NPR made me consider something very deeply this evening. (not knitting)

I am a mental health professional. I hear stories everyday that might make you cry, or rant, or want to curl up and suck your thumb. It is my "job" to maintain enough distance to be reassuring, safe and calm enough for the person telling the story to recognize that they have "survived to tell the tale" and that they do have a future... Perhaps even one with less pain, suffering or problems.

This evening I was innocently listening to NPR when they played interviews with the parents of a U.S. Marine who was killed in Iraq. You probably heard the story. You can listen to it by going to NPR . Or there's a blog where you can read the column by Carl Hiaasen. It even made the news in Scotland. 1000 other soldiers killed and this one got noticed.

I've had to deliver death notifications. I've attempted to console people after they've received death notifications. When the situation resonates as this one did, I hurt. I want to flail and hit and cry. Oh do I ever want to cry. Eventually I do.

But not until later. I was dry eyed when the story wrapped. Didn't mention it to my dinner companion.

But later. After I got home and my husband and I were watching television, he innocently asked me to move so he could get up and get a Coke from the kitchen. I was mesmerized by another story on the News about parents whose son was dead. They were publicizing their intention to educate others about Fraternity Hazing involving alcohol... because their 20 year old had died in Colorado, alone, in his fraternity house after just such a situation.

I ignored my husband's request. He got a bit snappish. I responded in kind and urged him to get up and get his @#$% coke. It took us 40 minutes to get back on the even keel that we are accustomed to. I cried some more. I snapped a bit more (when he tried, prematurely, to make me cheer up). There's nothing like a mourning mother to stir the emotions. And when stirred, misunderstandings take root.

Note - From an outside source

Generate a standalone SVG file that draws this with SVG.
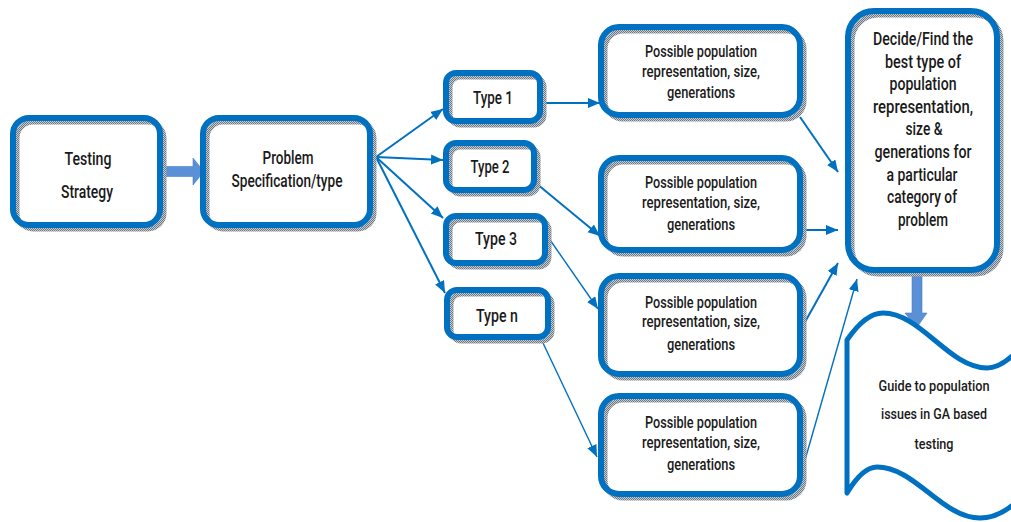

The Marine's step-mother had been a staunch pacifist... and now she hated the idea that her step-son had died "for nothing." I'm not sure there would be anything that would be "worth" losing either of my children. I am not sure that the situation in the Middle East is a cause I want anyone to die for.

But Mr. Arredondo's death is valued here. He reminded me to the center of every cell in my brain and body: We must tell our children we love them. (I called mine as quickly as my cell phone speed dial would go when the radio story finished. He's fine. He pointed out that he's not a Marine, not in Iraq, and not in harm's way. He enjoyed teasing me. None of that mattered. His lively voice and mundane news are precious to me.

Mr. Arredondo couldn't have known he'd have an impact on me. Someone he never met. Never knew of. Miles away. But he did.

And because he did, I beg you to show your love your sons and your daughters. Let them know while they live and breathe. And be compassionate with the bereaved. Be compassionate with anyone who seems "touchy." You just never know what they might have on their minds.